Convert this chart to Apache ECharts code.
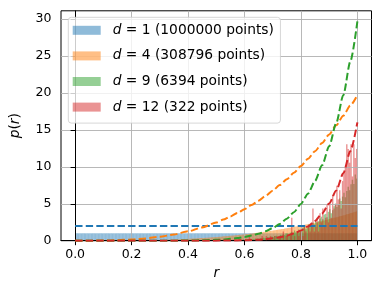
<!DOCTYPE html>
<html><head><meta charset="utf-8">
<script src="https://cdn.jsdelivr.net/npm/echarts@6/dist/echarts.min.js"></script>
<style>html,body{margin:0;padding:0;background:#fff}#c{width:380px;height:294px}</style>
</head><body><div id="c"></div>
<script>
// ---- data ----
const dims = [1, 4, 9, 12];
const pointCounts = [1000000, 308796, 6394, 322];
const binCount = 200; // histogram bins over [0, 1]

const xTicks = [0, 0.2, 0.4, 0.6, 0.8, 1.0];
const yTicks = [0, 5, 10, 15, 20, 25, 30];

// r values for the dashed reference curves
const rGrid = [0, 0.05, 0.1, 0.15, 0.2, 0.25, 0.3, 0.35, 0.4, 0.45, 0.5,
  0.525, 0.55, 0.575, 0.6, 0.625, 0.65, 0.675, 0.7, 0.725, 0.75,
  0.775, 0.8, 0.825, 0.85, 0.875, 0.9, 0.925, 0.95, 0.975, 1.0];
const curveD1 = [2, 2, 2, 2, 2, 2, 2, 2, 2, 2, 2,
  2, 2, 2, 2, 2, 2, 2, 2, 2, 2,
  2, 2, 2, 2, 2, 2, 2, 2, 2, 2];
const curveD4 = [0, 0.0025, 0.0197, 0.0666, 0.158, 0.308, 0.533, 0.846, 1.263, 1.799, 2.467,
  2.857, 3.284, 3.753, 4.264, 4.819, 5.421, 6.071, 6.771, 7.523, 8.328,
  9.189, 10.107, 11.085, 12.123, 13.225, 14.391, 15.624, 16.925, 18.297, 19.739];
const curveD9 = [0, 0, 0, 0, 0.0001, 0.0005, 0.0019, 0.0067, 0.0195, 0.0499, 0.116,
  0.171, 0.2486, 0.355, 0.4986, 0.691, 0.946, 1.280, 1.711, 2.266, 2.972,
  3.865, 4.981, 6.372, 8.090, 10.20, 12.78, 15.91, 19.70, 24.25, 29.69];
const curveD12 = [0, 0, 0, 0, 0, 0, 0, 0.0001, 0.0007, 0.0024, 0.0078,
  0.0134, 0.0223, 0.0364, 0.0581, 0.0910, 0.1402, 0.2125, 0.3168, 0.4663, 0.6768,
  0.971, 1.376, 1.931, 2.681, 3.690, 5.028, 6.797, 9.114, 12.128, 16.023];

// histogram densities, one value per bin
const histD1 = [
  1,1,1,1,1,1,1,1,1,1, 1,1,1,1,1,1,1,1,1,1, 1,1,1,1,1,1,1,1,1,1, 1,1,1,1,1,1,1,1,1,1,
  1,1,1,1,1,1,1,1,1,1, 1,1,1,1,1,1,1,1,1,1, 1,1,1,1,1,1,1,1,1,1, 1,1,1,1,1,1,1,1,1,1,
  1,1,1,1,1,1,1,1,1,1, 1,1,1,1,1,1,1,1,1,1, 1,1,1,1,1,1,1,1,1,1, 1,1,1,1,1,1,1,1,1,1,
  1,1,1,1,1,1,1,1,1,1, 1,1,1,1,1,1,1,1,1,1, 1,1,1,1,1,1,1,1,1,1, 1,1,1,1,1,1,1,1,1,1,
  1,1,1,1,1,1,1,1,1,1, 1,1,1,1,1,1,1,1,1,1, 1,1,1,1,1,1,1,1,1,1, 1,1,1,1,1,1,1,1,1,1];
const histD4 = [
  0,0,0,0,0,0,0,0,0,0,
  0,0,0,0,0,0,0,0,0,0,
  0,0.01,0.01,0.01,0.01,0.01,0.01,0.01,0.01,0.01,
  0.01,0.02,0.02,0.02,0.02,0.02,0.02,0.03,0.03,0.03,
  0.03,0.04,0.04,0.04,0.04,0.05,0.05,0.05,0.06,0.06,
  0.06,0.07,0.07,0.08,0.08,0.09,0.09,0.10,0.10,0.11,
  0.11,0.12,0.12,0.13,0.13,0.14,0.15,0.15,0.16,0.17,
  0.18,0.18,0.19,0.20,0.21,0.22,0.22,0.23,0.24,0.25,
  0.26,0.27,0.28,0.29,0.30,0.31,0.32,0.33,0.35,0.36,
  0.37,0.38,0.40,0.41,0.42,0.44,0.45,0.46,0.48,0.49,
  0.51,0.52,0.54,0.55,0.57,0.59,0.60,0.62,0.64,0.66,
  0.67,0.69,0.71,0.73,0.75,0.77,0.79,0.81,0.83,0.85,
  0.87,0.90,0.92,0.94,0.96,0.99,1.01,1.04,1.06,1.09,
  1.11,1.14,1.16,1.19,1.22,1.24,1.27,1.30,1.33,1.36,
  1.39,1.42,1.45,1.48,1.51,1.54,1.57,1.60,1.64,1.67,
  1.70,1.74,1.77,1.81,1.84,1.88,1.92,1.95,1.99,2.03,
  2.07,2.11,2.15,2.19,2.23,2.27,2.31,2.35,2.39,2.43,
  2.48,2.52,2.57,2.61,2.66,2.70,2.75,2.80,2.84,2.89,
  2.94,2.99,3.04,3.09,3.14,3.19,3.24,3.30,3.35,3.40,
  3.46,3.51,3.57,3.62,3.68,3.74,3.79,3.85,3.91,3.97];
const histD9 = [
  0,0,0,0,0,0,0,0,0,0, 0,0,0,0,0,0,0,0,0,0, 0,0,0,0,0,0,0,0,0,0,
  0,0,0,0,0,0,0,0,0,0, 0,0,0,0,0,0,0,0,0,0, 0,0,0,0,0,0,0,0,0,0,
  0,0,0,0,0,0,0,0,0,0, 0,0,0,0,0,0,0,0,0,0, 0,0,0,0,0,0,0,0,0,0,
  0,0.03,0,0,0.03,0,0.03,0.03,0,0.06,
  0.03,0.06,0.03,0.03,0.06,0.03,0.09,0.06,0.03,0.09,
  0.09,0.06,0.13,0.09,0.06,0.13,0.16,0.09,0.13,0.19,
  0.16,0.13,0.22,0.16,0.25,0.19,0.22,0.28,0.22,0.31,
  0.25,0.34,0.28,0.41,0.34,0.38,0.50,0.41,0.44,0.56,
  0.47,0.63,0.66,0.56,0.60,0.78,0.72,0.88,0.75,0.97,
  0.97,0.84,1.09,1.22,1.03,1.38,1.16,1.31,1.50,1.44,
  1.44,1.75,1.91,1.56,1.72,2.19,2.03,1.91,2.47,2.22,
  2.69,2.44,2.63,3.00,3.25,2.91,3.56,3.63,3.16,3.91,
  4.25,3.72,4.13,4.66,5.03,4.56,4.84,5.72,5.38,5.97,
  6.50,5.88,6.72,7.31,6.84,7.63,8.25,7.69,8.97,8.41];
const histD12 = [
  0,0,0,0,0,0,0,0,0,0, 0,0,0,0,0,0,0,0,0,0, 0,0,0,0,0,0,0,0,0,0,
  0,0,0,0,0,0,0,0,0,0, 0,0,0,0,0,0,0,0,0,0, 0,0,0,0,0,0,0,0,0,0,
  0,0,0,0,0,0,0,0,0,0, 0,0,0,0,0,0,0,0,0,0, 0,0,0,0,0,0,0,0,0,0,
  0,0,0,0,0,0,0,0,0,0, 0,0,0,0,0,0,0,0,0,0, 0,0,0,0,0,0,0,0,0,0,
  0,0,0,0.62,0,0,0,0,0,0,
  0,0,0.62,0,0,0.62,0,0,0.62,0,
  0,0.62,0,0,0.62,0.62,0,1.24,0,0.62,
  0.62,0,0.62,3.11,0,0.62,0,1.24,0.62,1.24,
  1.24,0.62,1.86,1.24,0,1.86,1.24,2.48,4.35,1.24,
  1.86,3.11,1.24,3.73,2.48,4.35,1.86,3.11,4.97,2.48,
  4.97,3.11,6.21,4.35,4.97,7.45,5.59,6.83,4.35,8.07,
  9.32,9.94,13.04,12.42,10.56,13.04,8.70,13.04,11.18,12.42];

// ---- styling ----
const colors = ['#1f77b4', '#ff7f0e', '#2ca02c', '#d62728'];
const fills = ['rgba(31,119,180,0.5)', 'rgba(255,127,14,0.5)', 'rgba(44,160,44,0.5)', 'rgba(214,39,40,0.5)'];
const FONT = 'DejaVu Sans';
const hists = [histD1, histD4, histD9, histD12];
const curves = [curveD1, curveD4, curveD9, curveD12];
const names = dims.map(d => 'hist_d' + d);

const series = [];
hists.forEach((h, i) => {
  series.push({
    type: 'custom', name: names[i], z: 1, silent: true,
    encode: { x: [0, 1], y: 2 },
    data: h.map((v, k) => [k / binCount, (k + 1) / binCount, v]),
    renderItem: function (params, api) {
      const v = api.value(2);
      if (!v) return null;
      const p0 = api.coord([api.value(0), 0]);
      const p1 = api.coord([api.value(1), v]);
      return { type: 'rect', shape: { x: p0[0], y: p1[1], width: p1[0] - p0[0], height: p0[1] - p1[1] },
        style: { fill: fills[i] } };
    }
  });
});
curves.forEach((c, i) => {
  series.push({
    type: 'line', name: 'curve_d' + dims[i], z: 10, silent: true,
    data: rGrid.map((r, j) => [r, c[j]]),
    showSymbol: false, symbol: 'none', smooth: 0.25, smoothMonotone: 'x',
    lineStyle: { color: colors[i], width: 2, type: [7.4, 3.2] }
  });
});

const chart = echarts.init(document.getElementById('c'), null, { renderer: 'canvas' });
chart.setOption({
  animation: false,
  backgroundColor: '#fff',
  grid: { left: 61, right: 8.5, top: 10.8, bottom: 53.3, show: true, borderColor: '#000', borderWidth: 1, backgroundColor: 'transparent' },
  xAxis: {
    type: 'value', min: -0.05, max: 1.05, z: 3,
    name: '{i|r}', nameLocation: 'middle', nameGap: 26,
    nameTextStyle: { rich: { i: { fontFamily: FONT, fontStyle: 'italic', fontSize: 13.8, color: '#000' } } },
    axisLine: { show: true, onZero: false, lineStyle: { color: '#000', width: 1 } },
    axisTick: { show: true, inside: false, length: 4.5, customValues: xTicks, lineStyle: { color: '#000', width: 1 } },
    axisLabel: { customValues: xTicks, margin: 8, color: '#000', fontFamily: FONT, fontSize: 12.5, formatter: v => v.toFixed(1) },
    splitLine: { show: true, lineStyle: { color: '#b0b0b0', width: 0.9 } }
  },
  yAxis: {
    type: 'value', min: 0, max: 31.12, z: 3,
    name: '{i|p}({i|r})', nameLocation: 'middle', nameGap: 39,
    nameTextStyle: { fontFamily: FONT, fontSize: 13.8, color: '#000',
      rich: { i: { fontFamily: FONT, fontStyle: 'italic', fontSize: 13.8, color: '#000' } } },
    axisLine: { show: true, lineStyle: { color: '#000', width: 1 } },
    axisTick: { show: true, inside: false, length: 4.5, customValues: yTicks, lineStyle: { color: '#000', width: 1 } },
    axisLabel: { customValues: yTicks, margin: 9.5, color: '#000', fontFamily: FONT, fontSize: 12.5 },
    splitLine: { show: true, lineStyle: { color: '#b0b0b0', width: 0.9 } }
  },
  legend: {
    orient: 'vertical', left: 68.3, top: 17.3, z: 20,
    padding: [5, 6.5, 8, 4.4], itemGap: 9.6, itemWidth: 28, itemHeight: 9,
    backgroundColor: 'rgba(255,255,255,0.8)', borderColor: 'rgba(204,204,204,0.8)', borderWidth: 1, borderRadius: 3,
    selectedMode: false,
    data: names.map((n, i) => ({ name: n, icon: 'rect', itemStyle: { color: fills[i], borderWidth: 0 } })),
    formatter: n => { const i = names.indexOf(n); return '{i|d} = ' + dims[i] + ' (' + pointCounts[i] + ' points)'; },
    textStyle: { fontFamily: FONT, fontSize: 13.8, color: '#000', lineHeight: 16, padding: [0, 0, 0, 7],
      rich: { i: { fontFamily: FONT, fontStyle: 'italic', fontSize: 13.8, lineHeight: 16, color: '#000' } } }
  },
  series: series
});
</script></body></html>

» GOAL OF THE EXERCISE: Your task is to return the lines above, from the first one up to and including the line containing "const binCount = 200;", minus any pictures.

» FULL SOLUTION:
Convert this chart to Apache ECharts code.
<!DOCTYPE html>
<html><head><meta charset="utf-8">
<script src="https://cdn.jsdelivr.net/npm/echarts@6/dist/echarts.min.js"></script>
<style>html,body{margin:0;padding:0;background:#fff}#c{width:380px;height:294px}</style>
</head><body><div id="c"></div>
<script>
// ---- data ----
const dims = [1, 4, 9, 12];
const pointCounts = [1000000, 308796, 6394, 322];
const binCount = 200; // histogram bins over [0, 1]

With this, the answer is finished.